Data in this exercise
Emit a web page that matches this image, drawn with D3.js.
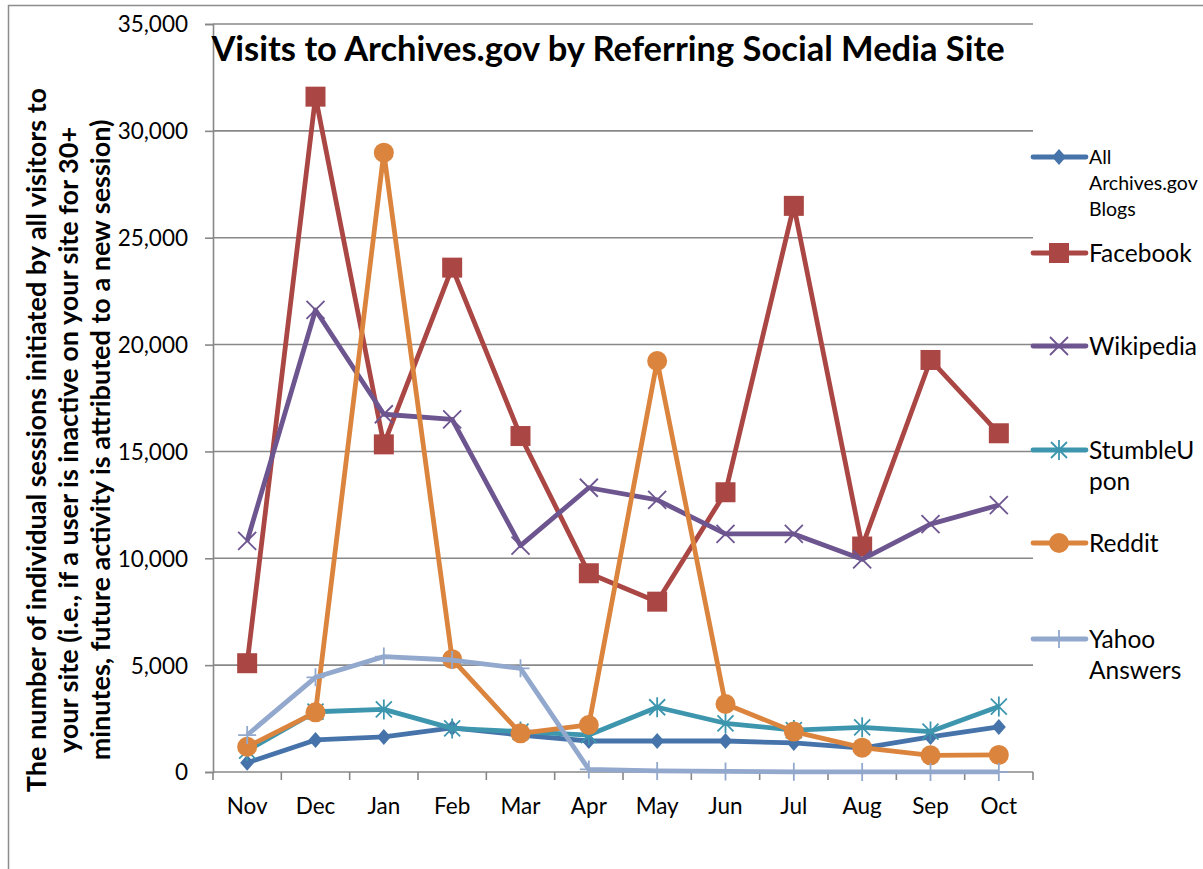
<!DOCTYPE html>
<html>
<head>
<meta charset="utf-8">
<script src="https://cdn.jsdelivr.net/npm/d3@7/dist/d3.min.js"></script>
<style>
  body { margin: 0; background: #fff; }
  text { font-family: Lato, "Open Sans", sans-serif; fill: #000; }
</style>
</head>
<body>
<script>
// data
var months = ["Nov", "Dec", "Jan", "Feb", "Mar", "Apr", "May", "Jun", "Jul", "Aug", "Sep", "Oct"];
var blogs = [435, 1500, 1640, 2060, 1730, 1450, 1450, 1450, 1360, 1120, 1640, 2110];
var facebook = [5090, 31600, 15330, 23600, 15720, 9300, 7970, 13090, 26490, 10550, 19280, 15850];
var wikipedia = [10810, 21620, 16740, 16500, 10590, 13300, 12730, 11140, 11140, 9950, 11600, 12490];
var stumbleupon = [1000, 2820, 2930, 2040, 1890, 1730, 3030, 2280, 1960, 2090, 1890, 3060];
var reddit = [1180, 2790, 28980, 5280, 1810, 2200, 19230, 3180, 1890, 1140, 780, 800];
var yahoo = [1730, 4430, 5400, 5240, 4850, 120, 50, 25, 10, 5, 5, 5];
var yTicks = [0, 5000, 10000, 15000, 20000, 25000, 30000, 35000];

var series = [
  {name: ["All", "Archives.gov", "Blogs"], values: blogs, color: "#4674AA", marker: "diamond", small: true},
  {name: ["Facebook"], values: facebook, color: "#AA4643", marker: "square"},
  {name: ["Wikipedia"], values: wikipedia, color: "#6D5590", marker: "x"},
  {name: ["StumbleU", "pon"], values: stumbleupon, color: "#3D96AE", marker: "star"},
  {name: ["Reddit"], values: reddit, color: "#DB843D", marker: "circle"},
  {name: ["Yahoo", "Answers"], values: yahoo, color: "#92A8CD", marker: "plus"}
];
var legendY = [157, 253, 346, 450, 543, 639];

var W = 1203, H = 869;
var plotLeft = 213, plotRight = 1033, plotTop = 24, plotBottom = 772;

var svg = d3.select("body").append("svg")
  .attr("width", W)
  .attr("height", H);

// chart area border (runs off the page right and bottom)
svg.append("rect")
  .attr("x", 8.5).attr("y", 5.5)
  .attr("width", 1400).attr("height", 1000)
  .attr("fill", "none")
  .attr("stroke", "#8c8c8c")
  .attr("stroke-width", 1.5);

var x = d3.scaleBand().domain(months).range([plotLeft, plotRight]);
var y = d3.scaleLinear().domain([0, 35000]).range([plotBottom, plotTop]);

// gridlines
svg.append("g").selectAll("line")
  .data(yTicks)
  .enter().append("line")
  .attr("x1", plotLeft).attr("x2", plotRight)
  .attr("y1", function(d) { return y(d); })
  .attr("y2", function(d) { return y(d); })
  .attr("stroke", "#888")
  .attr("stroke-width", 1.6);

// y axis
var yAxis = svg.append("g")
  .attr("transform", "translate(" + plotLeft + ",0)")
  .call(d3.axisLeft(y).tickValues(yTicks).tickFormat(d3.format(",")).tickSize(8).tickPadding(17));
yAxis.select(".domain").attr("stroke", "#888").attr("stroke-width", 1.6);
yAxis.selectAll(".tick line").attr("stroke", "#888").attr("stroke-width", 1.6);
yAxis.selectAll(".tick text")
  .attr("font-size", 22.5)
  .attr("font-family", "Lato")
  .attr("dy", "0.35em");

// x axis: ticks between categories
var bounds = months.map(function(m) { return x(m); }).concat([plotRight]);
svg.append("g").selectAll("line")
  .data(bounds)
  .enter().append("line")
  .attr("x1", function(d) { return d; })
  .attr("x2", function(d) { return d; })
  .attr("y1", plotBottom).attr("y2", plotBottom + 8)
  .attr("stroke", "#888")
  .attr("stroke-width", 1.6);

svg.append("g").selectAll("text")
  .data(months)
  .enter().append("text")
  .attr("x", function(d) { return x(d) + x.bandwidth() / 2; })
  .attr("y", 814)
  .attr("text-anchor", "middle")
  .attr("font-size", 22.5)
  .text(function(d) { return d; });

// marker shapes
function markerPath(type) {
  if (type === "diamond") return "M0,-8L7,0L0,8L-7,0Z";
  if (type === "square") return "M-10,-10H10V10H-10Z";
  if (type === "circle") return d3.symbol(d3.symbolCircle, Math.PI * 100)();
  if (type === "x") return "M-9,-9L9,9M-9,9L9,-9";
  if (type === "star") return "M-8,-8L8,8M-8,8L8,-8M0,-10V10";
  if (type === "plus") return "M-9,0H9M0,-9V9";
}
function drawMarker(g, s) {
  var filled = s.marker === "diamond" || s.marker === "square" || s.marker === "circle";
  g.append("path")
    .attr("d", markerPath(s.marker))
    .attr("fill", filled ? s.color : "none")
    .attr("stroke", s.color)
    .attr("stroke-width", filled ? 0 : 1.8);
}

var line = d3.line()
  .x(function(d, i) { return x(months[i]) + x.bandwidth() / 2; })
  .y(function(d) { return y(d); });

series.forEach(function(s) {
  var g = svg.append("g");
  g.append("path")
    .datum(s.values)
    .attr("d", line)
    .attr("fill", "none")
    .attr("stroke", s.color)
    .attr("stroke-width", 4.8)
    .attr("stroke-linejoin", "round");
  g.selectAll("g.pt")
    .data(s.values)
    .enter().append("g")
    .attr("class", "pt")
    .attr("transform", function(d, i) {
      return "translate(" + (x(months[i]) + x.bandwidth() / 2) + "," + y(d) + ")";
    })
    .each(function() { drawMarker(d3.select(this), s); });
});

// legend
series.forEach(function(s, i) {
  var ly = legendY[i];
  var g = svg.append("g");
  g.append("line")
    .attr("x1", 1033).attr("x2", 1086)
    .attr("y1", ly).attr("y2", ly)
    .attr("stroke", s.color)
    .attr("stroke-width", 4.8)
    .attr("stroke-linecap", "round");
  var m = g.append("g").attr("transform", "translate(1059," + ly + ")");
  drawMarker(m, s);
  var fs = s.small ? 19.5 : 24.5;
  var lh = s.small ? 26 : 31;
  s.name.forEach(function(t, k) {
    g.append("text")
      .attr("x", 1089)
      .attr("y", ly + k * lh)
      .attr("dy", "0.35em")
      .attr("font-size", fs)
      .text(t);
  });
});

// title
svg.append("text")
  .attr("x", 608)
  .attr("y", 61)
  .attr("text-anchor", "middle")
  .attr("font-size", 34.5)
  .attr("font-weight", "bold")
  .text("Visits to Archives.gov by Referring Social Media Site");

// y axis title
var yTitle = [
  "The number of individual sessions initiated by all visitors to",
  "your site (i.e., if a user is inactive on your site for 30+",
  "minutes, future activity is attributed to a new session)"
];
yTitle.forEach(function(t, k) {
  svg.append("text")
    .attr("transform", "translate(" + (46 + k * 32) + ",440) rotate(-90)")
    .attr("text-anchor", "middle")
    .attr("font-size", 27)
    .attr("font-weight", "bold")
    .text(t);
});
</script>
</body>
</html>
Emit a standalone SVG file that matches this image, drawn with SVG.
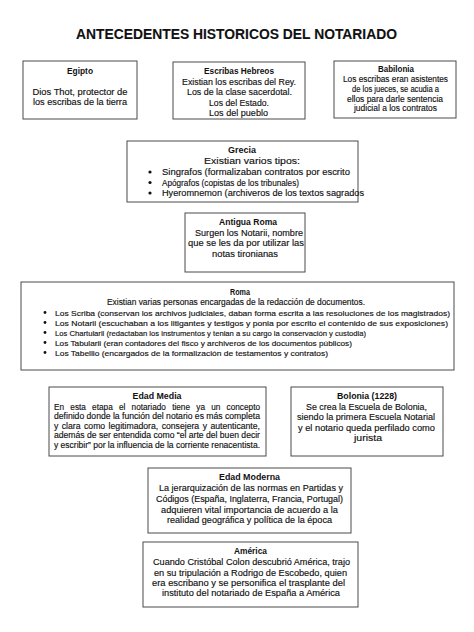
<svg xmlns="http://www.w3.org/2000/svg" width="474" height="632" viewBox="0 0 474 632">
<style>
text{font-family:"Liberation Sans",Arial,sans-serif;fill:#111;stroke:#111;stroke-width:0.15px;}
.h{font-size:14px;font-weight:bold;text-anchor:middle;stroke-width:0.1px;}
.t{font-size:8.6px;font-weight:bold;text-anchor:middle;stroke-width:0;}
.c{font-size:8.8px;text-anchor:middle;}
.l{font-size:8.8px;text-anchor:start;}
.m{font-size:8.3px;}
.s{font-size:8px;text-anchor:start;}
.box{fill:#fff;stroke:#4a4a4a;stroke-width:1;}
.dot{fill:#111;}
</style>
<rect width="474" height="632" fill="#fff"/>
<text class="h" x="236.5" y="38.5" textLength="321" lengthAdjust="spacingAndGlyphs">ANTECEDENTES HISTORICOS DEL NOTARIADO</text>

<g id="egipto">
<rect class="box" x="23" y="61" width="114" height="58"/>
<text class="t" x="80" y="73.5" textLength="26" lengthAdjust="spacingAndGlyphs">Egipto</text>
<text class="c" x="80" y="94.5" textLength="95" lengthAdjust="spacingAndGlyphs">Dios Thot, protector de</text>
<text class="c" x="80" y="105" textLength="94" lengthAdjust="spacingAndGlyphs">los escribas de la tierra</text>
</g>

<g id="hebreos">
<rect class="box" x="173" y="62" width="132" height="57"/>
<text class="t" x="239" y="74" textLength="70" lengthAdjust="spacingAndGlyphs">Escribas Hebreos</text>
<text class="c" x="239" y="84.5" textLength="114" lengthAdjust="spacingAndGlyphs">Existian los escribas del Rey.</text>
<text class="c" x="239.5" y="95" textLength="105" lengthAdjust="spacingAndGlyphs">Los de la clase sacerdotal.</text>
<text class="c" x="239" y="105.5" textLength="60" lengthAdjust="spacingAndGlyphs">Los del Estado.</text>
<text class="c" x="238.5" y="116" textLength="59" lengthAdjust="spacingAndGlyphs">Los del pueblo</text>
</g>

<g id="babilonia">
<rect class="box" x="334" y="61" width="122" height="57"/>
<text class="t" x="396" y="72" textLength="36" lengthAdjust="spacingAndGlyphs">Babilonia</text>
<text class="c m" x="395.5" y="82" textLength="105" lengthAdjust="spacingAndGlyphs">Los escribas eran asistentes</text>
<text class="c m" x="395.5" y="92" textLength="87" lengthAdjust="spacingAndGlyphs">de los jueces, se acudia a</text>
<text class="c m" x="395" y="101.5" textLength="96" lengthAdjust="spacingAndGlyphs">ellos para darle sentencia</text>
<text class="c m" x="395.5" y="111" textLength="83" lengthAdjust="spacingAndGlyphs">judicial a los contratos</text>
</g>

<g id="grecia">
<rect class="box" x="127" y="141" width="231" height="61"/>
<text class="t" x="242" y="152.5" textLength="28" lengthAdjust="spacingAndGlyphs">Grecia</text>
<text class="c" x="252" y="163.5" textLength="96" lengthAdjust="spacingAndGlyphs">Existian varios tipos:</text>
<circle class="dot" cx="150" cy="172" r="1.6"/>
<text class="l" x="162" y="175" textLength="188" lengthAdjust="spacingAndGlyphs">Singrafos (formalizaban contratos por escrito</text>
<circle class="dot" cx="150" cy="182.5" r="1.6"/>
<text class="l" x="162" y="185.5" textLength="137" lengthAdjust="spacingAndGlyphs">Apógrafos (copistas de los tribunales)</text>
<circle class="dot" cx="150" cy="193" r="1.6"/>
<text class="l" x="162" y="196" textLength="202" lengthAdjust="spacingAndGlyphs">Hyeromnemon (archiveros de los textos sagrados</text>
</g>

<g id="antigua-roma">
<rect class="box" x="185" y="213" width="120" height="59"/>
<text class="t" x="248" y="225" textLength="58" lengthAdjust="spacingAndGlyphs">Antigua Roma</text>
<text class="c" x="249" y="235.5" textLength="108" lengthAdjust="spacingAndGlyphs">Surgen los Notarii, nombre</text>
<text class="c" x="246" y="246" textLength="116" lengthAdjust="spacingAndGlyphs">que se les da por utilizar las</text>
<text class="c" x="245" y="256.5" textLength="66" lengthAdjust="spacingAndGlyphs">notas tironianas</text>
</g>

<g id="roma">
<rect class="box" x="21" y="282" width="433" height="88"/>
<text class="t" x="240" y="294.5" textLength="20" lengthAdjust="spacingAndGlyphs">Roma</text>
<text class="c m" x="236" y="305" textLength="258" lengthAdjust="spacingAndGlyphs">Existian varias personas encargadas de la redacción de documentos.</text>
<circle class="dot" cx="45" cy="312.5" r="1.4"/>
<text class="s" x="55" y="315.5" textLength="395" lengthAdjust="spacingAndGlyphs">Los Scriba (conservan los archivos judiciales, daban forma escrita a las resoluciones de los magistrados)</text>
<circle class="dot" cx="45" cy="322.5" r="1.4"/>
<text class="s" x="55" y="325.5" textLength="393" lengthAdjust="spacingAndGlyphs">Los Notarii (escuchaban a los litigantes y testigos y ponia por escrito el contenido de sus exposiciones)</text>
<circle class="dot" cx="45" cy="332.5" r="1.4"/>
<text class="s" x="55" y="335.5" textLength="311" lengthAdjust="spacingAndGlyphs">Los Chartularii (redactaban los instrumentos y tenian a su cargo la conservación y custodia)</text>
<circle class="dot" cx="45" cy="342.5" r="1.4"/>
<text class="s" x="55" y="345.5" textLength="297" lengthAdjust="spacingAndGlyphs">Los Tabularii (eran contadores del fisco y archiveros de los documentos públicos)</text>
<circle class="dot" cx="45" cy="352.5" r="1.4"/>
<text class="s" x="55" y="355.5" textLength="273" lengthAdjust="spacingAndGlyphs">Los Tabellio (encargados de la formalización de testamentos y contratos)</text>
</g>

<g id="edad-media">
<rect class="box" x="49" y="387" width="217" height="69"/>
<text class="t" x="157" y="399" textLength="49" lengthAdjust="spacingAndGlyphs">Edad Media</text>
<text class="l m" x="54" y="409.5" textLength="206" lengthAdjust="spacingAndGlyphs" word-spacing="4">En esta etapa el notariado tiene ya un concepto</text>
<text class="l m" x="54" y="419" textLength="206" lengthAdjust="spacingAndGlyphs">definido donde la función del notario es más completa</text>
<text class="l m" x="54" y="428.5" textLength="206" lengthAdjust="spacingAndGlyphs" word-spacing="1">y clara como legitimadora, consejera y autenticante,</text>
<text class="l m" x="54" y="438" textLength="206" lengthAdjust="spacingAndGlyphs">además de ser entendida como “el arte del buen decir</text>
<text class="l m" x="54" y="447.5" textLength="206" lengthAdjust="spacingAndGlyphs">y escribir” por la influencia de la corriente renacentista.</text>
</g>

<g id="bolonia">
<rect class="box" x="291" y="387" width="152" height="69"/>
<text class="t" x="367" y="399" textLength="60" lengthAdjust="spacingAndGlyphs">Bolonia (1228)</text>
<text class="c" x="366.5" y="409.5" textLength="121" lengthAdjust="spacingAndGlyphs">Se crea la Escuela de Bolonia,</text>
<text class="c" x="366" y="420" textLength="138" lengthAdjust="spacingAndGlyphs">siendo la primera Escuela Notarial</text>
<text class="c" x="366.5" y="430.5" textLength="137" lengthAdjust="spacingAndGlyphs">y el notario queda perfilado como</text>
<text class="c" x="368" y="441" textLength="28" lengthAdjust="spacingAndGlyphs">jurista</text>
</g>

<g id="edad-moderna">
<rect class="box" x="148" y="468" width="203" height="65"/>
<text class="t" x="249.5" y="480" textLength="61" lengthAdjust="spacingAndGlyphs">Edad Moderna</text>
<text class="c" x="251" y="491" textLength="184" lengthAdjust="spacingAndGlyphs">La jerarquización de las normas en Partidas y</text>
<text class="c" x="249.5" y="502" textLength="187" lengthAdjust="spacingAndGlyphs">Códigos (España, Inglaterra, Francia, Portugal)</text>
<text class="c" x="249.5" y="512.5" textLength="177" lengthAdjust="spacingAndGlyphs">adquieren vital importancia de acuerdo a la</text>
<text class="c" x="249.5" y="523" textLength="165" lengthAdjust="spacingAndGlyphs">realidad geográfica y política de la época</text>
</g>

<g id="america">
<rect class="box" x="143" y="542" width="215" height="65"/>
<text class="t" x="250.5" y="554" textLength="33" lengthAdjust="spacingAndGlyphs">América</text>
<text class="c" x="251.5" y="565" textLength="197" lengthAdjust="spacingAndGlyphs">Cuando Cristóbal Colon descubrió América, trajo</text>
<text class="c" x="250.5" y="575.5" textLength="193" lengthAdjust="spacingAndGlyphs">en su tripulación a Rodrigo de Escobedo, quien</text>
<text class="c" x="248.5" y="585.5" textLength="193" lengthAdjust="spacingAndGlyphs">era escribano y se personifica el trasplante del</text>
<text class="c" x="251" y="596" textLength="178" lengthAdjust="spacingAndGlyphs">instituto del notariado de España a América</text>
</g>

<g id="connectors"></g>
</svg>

Your task
Your answer should be one number: how many lines of the listing include the word "drawn".

Solution to the problem
2